Yes...
I can't believe the news today
Oh, I can't close my eyes
And make it go away
How long...
How long must we sing this song?
How long?How long...
'cause tonight…we can be as one
Tonight...
Broken bottles under children's feet
Bodies strewn across the dead end street
But I won't heed the battle call
It puts my back up
Puts my back up against the wall
Sunday, Bloody Sunday
Sunday, Bloody Sunday
Sunday, Bloody Sunday
And the battle's just begun
There's many lost, but tell me who has won
The trench is dug within our hearts
And mothers, children, brothers, sisters
Torn apart
Sunday, Bloody Sunday
Sunday, Bloody Sunday
How long...
How long must we sing this song?
How long?
How long...
'cause tonight...we can be as one
Tonight...tonight...
Sunday, Bloody Sunday
Sunday, Bloody Sunday
Wipe the tears from your eyes
Wipe your tears away
Oh, wipe your tears away
Oh, wipe your tears away
(Sunday, Bloody Sunday)
Oh, wipe your blood shot eyes
(Sunday, Bloody Sunday)
Sunday, Bloody Sunday
(Sunday, Bloody Sunday)
Sunday, Bloody Sunday
(Sunday, Bloody Sunday)
And it's true we are immune
When fact is fiction and TV reality
And today the millions cry
We eat and drink while tomorrow they die
(Sunday, Bloody Sunday)
The real battle just begun
To claim the victory Jesus won
On... Sunday Bloody Sunday
Sunday Bloody Sunday...
I had always liked this song by U2, but it was not until my first year in the teaching training college, during my social studies lesson, that I really realized what the lyrics were about. What was the “Bloody Sunday”? Had it actually existed? To my surprise it was a well known historic event in the UK.

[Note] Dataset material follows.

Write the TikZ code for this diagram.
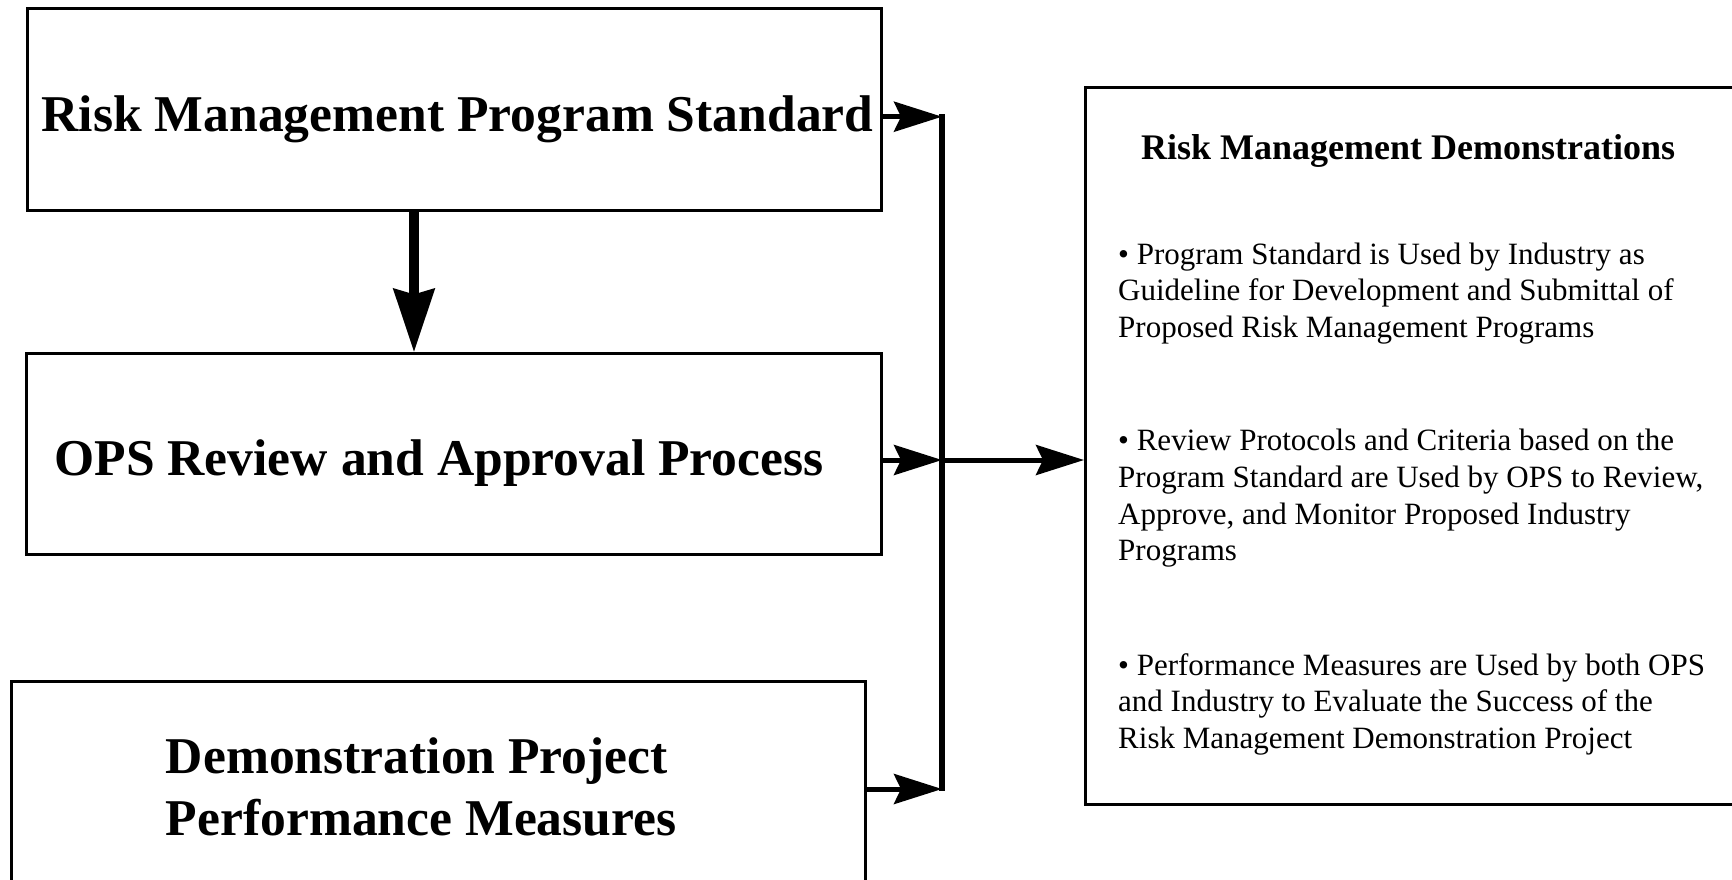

As you may know, U2 is an Irish rock band and this is quite significant since “Bloody Sunday” took place in Derry (Ireland). “Bloody Sunday” is an incident which occurred on 30 January 1972, an idle Sunday, in which 14 people were slaughtered. Who were these people? Why were they killed? By whom?
Most of the victims were unarmed members of a civil rights group who were part of a protest and who suffered from brutal and bloody repression by the British Army. But, protesters were not the only ones who were shot at, some of the victims were just bystanders whose mistake was to be in the wrong place, at the wrong time. As I said before, the victims were 14, 7 of them were adolescents. Not every victim died of gunshot wounds- two of them died after being run down by vehicles from the British Army- and of those who did, 5 were shot in the back. What is even more indignant is the fact that up to now, none of the murderers have been condemned on the basis that they acted recklessly and for fear of a savage attack carried out by these protesters- unarmed protesters.
“Broken bottles under children's feet
Bodies strewn across the dead end street”
I found these two lines vividly illustrative. Just by reading them, you can have the mental image and the nasty feeling of how terrible being there must have been. I think that those who died in this event and those who found themselves part of it out of the blue deserve this song so as to be remembered.
I hope you like it.
Congratulations on this post!Yuo have just gave us a lesson on how we could use songs to learn things...and interpret them. I trully enjoyed reading it.